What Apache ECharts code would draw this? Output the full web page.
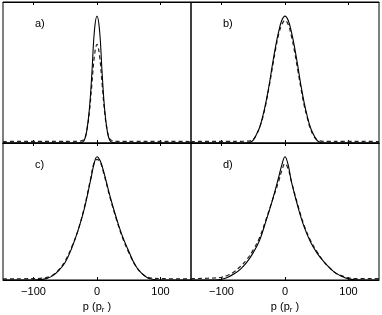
<!DOCTYPE html>
<html><head><meta charset="utf-8">
<script src="https://cdn.jsdelivr.net/npm/echarts@6/dist/echarts.min.js"></script>
<style>html,body{margin:0;padding:0;background:#fff}#c{width:382px;height:315px}</style>
</head><body><div id="c"></div>
<script>
// Panel a
const xA = [-148,-120,-90,-60,-40,-30,-25,-20,-16,-12,-8,-4,0,4,8,12,16,20,25,30,40,60,90,120,148];
const aSolid = [0,0,0,0,0,0,0.003,0.02,0.09,0.24,0.50,0.80,0.90,0.80,0.50,0.24,0.09,0.02,0.003,0,0,0,0,0,0];
const aDash  = [0.01,0.012,0.012,0.012,0.012,0.012,0.015,0.03,0.09,0.22,0.42,0.62,0.70,0.62,0.42,0.22,0.09,0.03,0.015,0.012,0.012,0.012,0.012,0.012,0.01];
// Panel b
const xB = [-148,-120,-90,-70,-60,-55,-50,-45,-40,-35,-30,-25,-20,-15,-10,-5,0,5,10,15,20,25,30,35,40,45,50,55,60,70,90,120,148];
const bSolid = [0,0,0,0,0,0.005,0.02,0.06,0.11,0.19,0.29,0.41,0.55,0.68,0.79,0.87,0.90,0.87,0.79,0.68,0.55,0.41,0.29,0.19,0.11,0.06,0.02,0.005,0,0,0,0,0];
const bDash  = [0.01,0.012,0.012,0.012,0.013,0.015,0.025,0.06,0.11,0.18,0.28,0.40,0.53,0.66,0.77,0.84,0.87,0.84,0.76,0.65,0.52,0.39,0.27,0.18,0.10,0.05,0.025,0.015,0.012,0.012,0.012,0.012,0.01];
// Panel c
const xC = [-148,-100,-90,-80,-70,-60,-50,-40,-30,-20,-10,-5,0,5,10,20,30,40,50,60,70,80,90,100,148];
const cSolid = [0,0,0.003,0.01,0.03,0.07,0.13,0.23,0.36,0.52,0.73,0.84,0.90,0.87,0.80,0.62,0.46,0.32,0.21,0.11,0.05,0.015,0.004,0,0];
const cDash  = [0.008,0.01,0.012,0.018,0.035,0.075,0.14,0.24,0.36,0.53,0.74,0.85,0.88,0.86,0.79,0.61,0.45,0.31,0.20,0.11,0.05,0.02,0.012,0.01,0.008];
// Panel d
const xD = [-148,-110,-100,-90,-80,-70,-60,-50,-40,-30,-20,-10,-5,0,5,10,20,30,40,50,60,70,80,90,100,110,148];
const dSolid = [0,0,0.005,0.02,0.045,0.08,0.13,0.20,0.29,0.43,0.58,0.75,0.84,0.90,0.84,0.72,0.54,0.39,0.28,0.20,0.14,0.09,0.05,0.025,0.008,0.002,0];
const dDash  = [0.01,0.015,0.02,0.035,0.06,0.10,0.15,0.22,0.31,0.44,0.58,0.72,0.80,0.85,0.81,0.72,0.55,0.40,0.29,0.21,0.14,0.09,0.05,0.03,0.015,0.01,0.01];
const tickVals = [-100, 0, 100];
const panelLabels = ['a)','b)','c)','d)'];

const xs = [xA, xB, xC, xD];
const solids = [aSolid, bSolid, cSolid, dSolid];
const dashes = [aDash, bDash, cDash, dDash];
const grids = [
  {left:3, top:2, width:188, height:141},
  {left:191, top:2, width:188, height:141},
  {left:3, top:143, width:188, height:141},
  {left:191, top:143, width:188, height:141}
];
const FONT = 'Liberation Sans, Arial, sans-serif';
const xAxis = [], yAxis = [], series = [], graphic = [];
grids.forEach((g, i) => {
  g.show = true; g.borderColor = '#000'; g.borderWidth = 1; g.containLabel = false;
  const bottomRow = i >= 2;
  xAxis.push({
    type:'value', gridIndex:i, min:-148, max:148, position:'bottom',
    axisLine:{show:true, onZero:false, lineStyle:{color:'#000', width:1}},
    axisTick:{show:true, inside:true, length:3, customValues:tickVals, lineStyle:{color:'#000'}},
    axisLabel:{show:bottomRow, customValues:tickVals, color:'#000', fontSize:11, fontFamily:FONT, margin:6,
      formatter:v => String(v).replace('-', '\u2212')},
    splitLine:{show:false},
    name: bottomRow ? 'p (p{s|r} )' : '', nameLocation:'middle', nameGap:20,
    nameTextStyle:{color:'#000', fontSize:11, fontFamily:FONT, rich:{s:{fontSize:8, fontFamily:FONT, color:'#000', verticalAlign:'bottom', padding:[6,0,0,0]}}}
  });
  xAxis.push({
    type:'value', gridIndex:i, min:-148, max:148, position:'top',
    axisLine:{show:true, onZero:false, lineStyle:{color:'#000', width:1}},
    axisTick:{show:true, inside:true, length:3, customValues:tickVals, lineStyle:{color:'#000'}},
    axisLabel:{show:false}, splitLine:{show:false}
  });
  yAxis.push({type:'value', gridIndex:i, min:0, max:1, position:'left',
    axisLine:{show:false, onZero:false}, axisTick:{show:false}, axisLabel:{show:false}, splitLine:{show:false}});
  series.push({type:'line', xAxisIndex:2*i, yAxisIndex:i, data: xs[i].map((x,k)=>[x, dashes[i][k]]),
    showSymbol:false, smooth:0.4, lineStyle:{color:'#222', width:1.2, type:[4,3]}, z:2, silent:true});
  series.push({type:'line', xAxisIndex:2*i, yAxisIndex:i, data: xs[i].map((x,k)=>[x, solids[i][k]]),
    showSymbol:false, smooth:0.4, lineStyle:{color:'#000', width:1.1}, z:3, silent:true});
  graphic.push({type:'text', left: g.left + 32, top: g.top + 16,
    style:{text: panelLabels[i], fill:'#000', font:'11px ' + FONT}});
});
const chart = echarts.init(document.getElementById('c'), null, {renderer:'canvas'});
chart.setOption({animation:false, backgroundColor:'#fff', grid:grids, xAxis, yAxis, series, graphic});
</script></body></html>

▶ **Problem**
Each line above is to be copied verbatim. Drop any image from the copy.

▶ **Exercise response**
What Apache ECharts code would draw this? Output the full web page.
<!DOCTYPE html>
<html><head><meta charset="utf-8">
<script src="https://cdn.jsdelivr.net/npm/echarts@6/dist/echarts.min.js"></script>
<style>html,body{margin:0;padding:0;background:#fff}#c{width:382px;height:315px}</style>
</head><body><div id="c"></div>
<script>
// Panel a
const xA = [-148,-120,-90,-60,-40,-30,-25,-20,-16,-12,-8,-4,0,4,8,12,16,20,25,30,40,60,90,120,148];
const aSolid = [0,0,0,0,0,0,0.003,0.02,0.09,0.24,0.50,0.80,0.90,0.80,0.50,0.24,0.09,0.02,0.003,0,0,0,0,0,0];
const aDash  = [0.01,0.012,0.012,0.012,0.012,0.012,0.015,0.03,0.09,0.22,0.42,0.62,0.70,0.62,0.42,0.22,0.09,0.03,0.015,0.012,0.012,0.012,0.012,0.012,0.01];
// Panel b
const xB = [-148,-120,-90,-70,-60,-55,-50,-45,-40,-35,-30,-25,-20,-15,-10,-5,0,5,10,15,20,25,30,35,40,45,50,55,60,70,90,120,148];
const bSolid = [0,0,0,0,0,0.005,0.02,0.06,0.11,0.19,0.29,0.41,0.55,0.68,0.79,0.87,0.90,0.87,0.79,0.68,0.55,0.41,0.29,0.19,0.11,0.06,0.02,0.005,0,0,0,0,0];
const bDash  = [0.01,0.012,0.012,0.012,0.013,0.015,0.025,0.06,0.11,0.18,0.28,0.40,0.53,0.66,0.77,0.84,0.87,0.84,0.76,0.65,0.52,0.39,0.27,0.18,0.10,0.05,0.025,0.015,0.012,0.012,0.012,0.012,0.01];
// Panel c
const xC = [-148,-100,-90,-80,-70,-60,-50,-40,-30,-20,-10,-5,0,5,10,20,30,40,50,60,70,80,90,100,148];
const cSolid = [0,0,0.003,0.01,0.03,0.07,0.13,0.23,0.36,0.52,0.73,0.84,0.90,0.87,0.80,0.62,0.46,0.32,0.21,0.11,0.05,0.015,0.004,0,0];
const cDash  = [0.008,0.01,0.012,0.018,0.035,0.075,0.14,0.24,0.36,0.53,0.74,0.85,0.88,0.86,0.79,0.61,0.45,0.31,0.20,0.11,0.05,0.02,0.012,0.01,0.008];
// Panel d
const xD = [-148,-110,-100,-90,-80,-70,-60,-50,-40,-30,-20,-10,-5,0,5,10,20,30,40,50,60,70,80,90,100,110,148];
const dSolid = [0,0,0.005,0.02,0.045,0.08,0.13,0.20,0.29,0.43,0.58,0.75,0.84,0.90,0.84,0.72,0.54,0.39,0.28,0.20,0.14,0.09,0.05,0.025,0.008,0.002,0];
const dDash  = [0.01,0.015,0.02,0.035,0.06,0.10,0.15,0.22,0.31,0.44,0.58,0.72,0.80,0.85,0.81,0.72,0.55,0.40,0.29,0.21,0.14,0.09,0.05,0.03,0.015,0.01,0.01];
const tickVals = [-100, 0, 100];
const panelLabels = ['a)','b)','c)','d)'];

const xs = [xA, xB, xC, xD];
const solids = [aSolid, bSolid, cSolid, dSolid];
const dashes = [aDash, bDash, cDash, dDash];
const grids = [
  {left:3, top:2, width:188, height:141},
  {left:191, top:2, width:188, height:141},
  {left:3, top:143, width:188, height:141},
  {left:191, top:143, width:188, height:141}
];
const FONT = 'Liberation Sans, Arial, sans-serif';
const xAxis = [], yAxis = [], series = [], graphic = [];
grids.forEach((g, i) => {
  g.show = true; g.borderColor = '#000'; g.borderWidth = 1; g.containLabel = false;
  const bottomRow = i >= 2;
  xAxis.push({
    type:'value', gridIndex:i, min:-148, max:148, position:'bottom',
    axisLine:{show:true, onZero:false, lineStyle:{color:'#000', width:1}},
    axisTick:{show:true, inside:true, length:3, customValues:tickVals, lineStyle:{color:'#000'}},
    axisLabel:{show:bottomRow, customValues:tickVals, color:'#000', fontSize:11, fontFamily:FONT, margin:6,
      formatter:v => String(v).replace('-', '\u2212')},
    splitLine:{show:false},
    name: bottomRow ? 'p (p{s|r} )' : '', nameLocation:'middle', nameGap:20,
    nameTextStyle:{color:'#000', fontSize:11, fontFamily:FONT, rich:{s:{fontSize:8, fontFamily:FONT, color:'#000', verticalAlign:'bottom', padding:[6,0,0,0]}}}
  });
  xAxis.push({
    type:'value', gridIndex:i, min:-148, max:148, position:'top',
    axisLine:{show:true, onZero:false, lineStyle:{color:'#000', width:1}},
    axisTick:{show:true, inside:true, length:3, customValues:tickVals, lineStyle:{color:'#000'}},
    axisLabel:{show:false}, splitLine:{show:false}
  });
  yAxis.push({type:'value', gridIndex:i, min:0, max:1, position:'left',
    axisLine:{show:false, onZero:false}, axisTick:{show:false}, axisLabel:{show:false}, splitLine:{show:false}});
  series.push({type:'line', xAxisIndex:2*i, yAxisIndex:i, data: xs[i].map((x,k)=>[x, dashes[i][k]]),
    showSymbol:false, smooth:0.4, lineStyle:{color:'#222', width:1.2, type:[4,3]}, z:2, silent:true});
  series.push({type:'line', xAxisIndex:2*i, yAxisIndex:i, data: xs[i].map((x,k)=>[x, solids[i][k]]),
    showSymbol:false, smooth:0.4, lineStyle:{color:'#000', width:1.1}, z:3, silent:true});
  graphic.push({type:'text', left: g.left + 32, top: g.top + 16,
    style:{text: panelLabels[i], fill:'#000', font:'11px ' + FONT}});
});
const chart = echarts.init(document.getElementById('c'), null, {renderer:'canvas'});
chart.setOption({animation:false, backgroundColor:'#fff', grid:grids, xAxis, yAxis, series, graphic});
</script></body></html>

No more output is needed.